In 2004 Robert Simon published his first book on suicide (
1 ). If a Greek philosopher in the pursuit of understanding Truth teaches students in a stepwise fashion, then with this year's
Textbook of Suicide Assessment and Management, Simon and coeditor Robert Hales advance clinical psychiatry one step closer toward a clearer understanding of the complicated tragedy of suicide.
In the forward, Stuart Yudofsky summarizes the text's objectives as answering the following three Socratic questions for the clinician who suffers a tragic loss of a patient by suicide: What did I miss? What could I have done to have prevented this tragedy? What are the implications of the suicide to me as a professional?
The benefit of observing the Greek tragedy is so that the audience can go home after the show and not repeat the mistakes of the main character. In this same manner, the learning opportunity for the clinician is that reading this text will result in improved patient care to prevent the repetition of the tragic story of suicide for the next person served.
Simon and Hales bring 50 expert authors together, each addressing clinically salient topics. Chapters address the knowledge base thoroughly, crystallizing content around case studies and ending on "pearls of wisdom," which are presented as key points. The subject matter is organized to answer Yudofsky's questions in three sections. Part I addresses suicide risk assessment, including special population issues ranging from pediatrics to geriatrics, and considers gender issues and even concerns for psychiatric services in correctional settings.
Part II covers treatment and addresses somatic therapies as well as strategies for successful service to persons in split-treatment settings. This second section of chapters also focuses on the pragmatic nuances of treatment for persons with specific disorders, ranging from mood disorders to personality disorders. Attention is also given to service settings, from outpatient treatment to the emergency department to inpatient level of care.
Finally, the editors organize expert discussion on the response after a patient commits suicide. Discourse ranges from personal coping to family support to legal issues. Patient safety and risk management are discussed as well as additional special topics, including murder-suicide and forensic issues. The book closes with provision of the executive summary recommendations from the American Psychiatric Association (APA) practice guideline on suicide with case examples (
2 ).
A colleague at a recent APA meeting commented, "No one has time to read books. Residents and clinicians want handbooks." This text can be seen as a user-friendly, up-to-date, definitive encyclopedia, with each chapter being a handbook applicable not just to the trainee but also to the attending physician. Although some chapter titles refer to the discipline of psychiatry, this is a text with utility for all clinicians.

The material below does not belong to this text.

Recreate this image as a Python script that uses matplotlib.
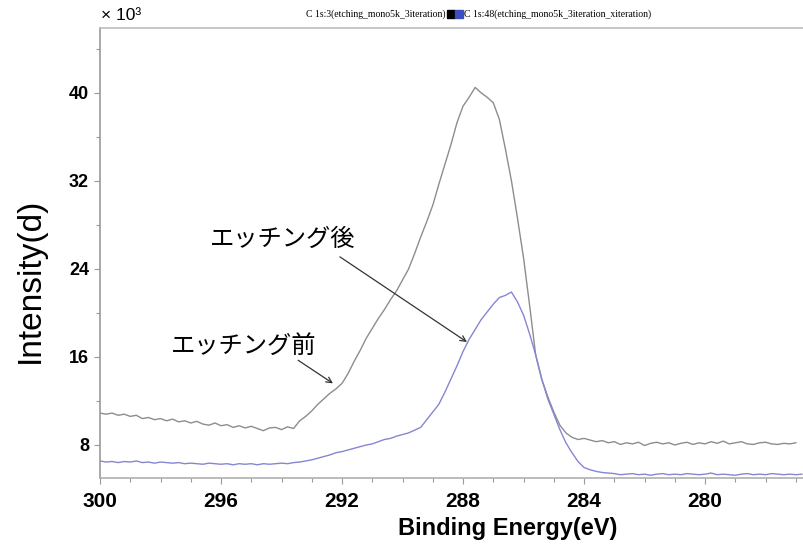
import numpy as np
import matplotlib
matplotlib.use("Agg")
import matplotlib.pyplot as plt
from matplotlib.patches import Rectangle
from matplotlib.ticker import MultipleLocator

# binding energy grid (eV), 0.2 eV steps from 300 down to 276.8
energy = np.linspace(300.0, 276.8, 117)

# C 1s, before etching (x10^3 counts)
before = [
    10.9, 10.8, 10.9, 10.7, 10.8, 10.6, 10.7, 10.4, 10.5, 10.3,
    10.4, 10.2, 10.35, 10.1, 10.2, 10.0, 10.15, 9.9, 9.8, 10.0,
    9.75, 9.85, 9.6, 9.75, 9.55, 9.7, 9.5, 9.3, 9.55, 9.6,
    9.4, 9.65, 9.5, 10.2, 10.6, 11.1, 11.7, 12.2, 12.7, 13.1,
    13.6, 14.5, 15.6, 16.6, 17.7, 18.6, 19.5, 20.3, 21.2, 22.0,
    23.0, 24.0, 25.4, 26.9, 28.3, 29.8, 31.7, 33.5, 35.3, 37.3,
    38.8, 39.6, 40.5, 40.0, 39.6, 39.1, 37.6, 34.9, 32.0, 28.6,
    25.0, 20.7, 16.2, 14.0, 12.4, 11.0, 9.8, 9.1, 8.7, 8.5,
    8.6, 8.45, 8.3, 8.4, 8.2, 8.3, 8.05, 8.2, 8.1, 8.25,
    7.95, 8.15, 8.25, 8.1, 8.2, 8.0, 8.15, 8.25, 8.05, 8.2,
    8.1, 8.3, 8.15, 8.35, 8.1, 8.2, 8.3, 8.1, 8.05, 8.2,
    8.25, 8.1, 8.05, 8.15, 8.1, 8.2,
]

# C 1s, after etching (x10^3 counts)
after = [
    6.55, 6.45, 6.5, 6.4, 6.5, 6.45, 6.55, 6.4, 6.45, 6.35,
    6.45, 6.4, 6.35, 6.4, 6.3, 6.35, 6.3, 6.25, 6.35, 6.3,
    6.25, 6.3, 6.2, 6.3, 6.25, 6.3, 6.2, 6.3, 6.25, 6.3,
    6.35, 6.3, 6.4, 6.45, 6.55, 6.65, 6.8, 6.95, 7.1, 7.3,
    7.4, 7.55, 7.7, 7.85, 8.0, 8.1, 8.3, 8.5, 8.6, 8.8,
    8.95, 9.1, 9.35, 9.6, 10.3, 11.0, 11.7, 12.8, 14.0, 15.2,
    16.5, 17.6, 18.5, 19.4, 20.1, 20.8, 21.4, 21.6, 21.9, 21.0,
    19.8, 18.1, 16.2, 14.0, 12.2, 10.8, 9.4, 8.2, 7.3, 6.5,
    5.95, 5.75, 5.6, 5.5, 5.45, 5.4, 5.3, 5.35, 5.4, 5.3,
    5.35, 5.25, 5.35, 5.4, 5.3, 5.35, 5.3, 5.4, 5.35, 5.3,
    5.35, 5.45, 5.3, 5.35, 5.3, 5.25, 5.35, 5.4, 5.3, 5.35,
    5.3, 5.4, 5.35, 5.3, 5.35, 5.3, 5.35,
]

x_ticks = [300, 296, 292, 288, 284, 280]
y_ticks = [8, 16, 24, 32, 40]

W, H = 804, 544
fig = plt.figure(figsize=(W / 100, H / 100), dpi=100)
ax = fig.add_axes([100 / W, 1 - 478 / H, 704 / W, 450 / H])

ax.plot(energy[:len(before)], before, color="#8d8d8d", lw=1.0)
ax.plot(energy[:len(after)], after, color="#8686d2", lw=1.0)

ax.set_xlim(300, 276.73)
ax.set_ylim(5.0, 45.9)
ax.set_xticks(x_ticks)
ax.set_yticks(y_ticks)
ax.xaxis.set_minor_locator(MultipleLocator(1))
ax.yaxis.set_minor_locator(MultipleLocator(4))

sans = "Liberation Sans"
ax.set_xticklabels([str(t) for t in x_ticks], fontsize=15, family=sans, weight="bold")
ax.set_yticklabels([str(t) for t in y_ticks], fontsize=13, family=sans, weight="bold")
ax.tick_params(which="both", direction="out", color="#9a9a9a", width=0.8)
ax.tick_params(axis="x", which="major", length=4, pad=6)
ax.tick_params(axis="y", which="major", length=4, pad=4)
ax.tick_params(which="minor", length=3)

ax.spines["right"].set_visible(False)
ax.spines["top"].set_color("#bdbdbd")
ax.spines["left"].set_color("#9a9a9a")
ax.spines["bottom"].set_color("#b0b0b0")
for s in ax.spines.values():
    s.set_linewidth(1.2)

fig.text(508 / W, 1 - 528 / H, "Binding Energy(eV)", fontsize=17,
         family=sans, weight="bold", ha="center", va="center")
fig.text(30 / W, 1 - 280 / H, "Intensity(d)", rotation=90, fontsize=24,
         family=sans, ha="center", va="center")

fig.text(101 / W, 1 - 15 / H, "× 10³", fontsize=12.5,
         family=sans, ha="left", va="center")

# legend strip above the plot
fig.text(446 / W, 1 - 14 / H, "C 1s:3(etching_mono5k_3iteration)", fontsize=7,
         family="Liberation Serif", ha="right", va="center")
fig.patches.append(Rectangle((447 / W, 1 - 18 / H), 8 / W, 8 / H,
                             transform=fig.transFigure, color="black"))
fig.patches.append(Rectangle((455 / W, 1 - 18 / H), 8 / W, 8 / H,
                             transform=fig.transFigure, color="#3a4fc0"))
fig.text(464 / W, 1 - 14 / H, "C 1s:48(etching_mono5k_3iteration_xiteration)",
         fontsize=7, family="Liberation Serif", ha="left", va="center")

jp = dict(family=["Noto Sans CJK JP", "DejaVu Sans"], fontsize=17.5,
          ha="center", va="center")
ax.text(293.95, 26.7, "エッチング後", **jp)
ax.text(295.24, 17.0, "エッチング前", **jp)
arrow = dict(arrowstyle="->", color="#333333", lw=0.9, shrinkA=0, shrinkB=0)
ax.annotate("", xy=(287.87, 17.36), xytext=(292.07, 25.1), arrowprops=arrow)
ax.annotate("", xy=(292.30, 13.6), xytext=(293.45, 15.7), arrowprops=arrow)

fig.savefig("out.png", dpi=100)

Not only is suicide the top-reported Joint Commission on Accreditation of Healthcare Organizations sentinel event in all hospitals around the country, it is also the single most common cause of malpractice claims against psychiatrists. Simon comments that "a psychiatrist can best reduce the malpractice risk from patient suicide in a straightforward manner—practice evidence-based psychiatry." This text successfully provides clinicians with the evidence base. As a psychiatric administrator with an awareness of the gap between the evidence base and clinical practice, one question remains of interest to me: How can I best support a mental health system so that failure modes associated with suicide can be overcome by implementing and maintaining high-quality, evidence-based suicide risk assessment and risk reduction? This text's excellence has me looking forward to a third book on this topic by Simon.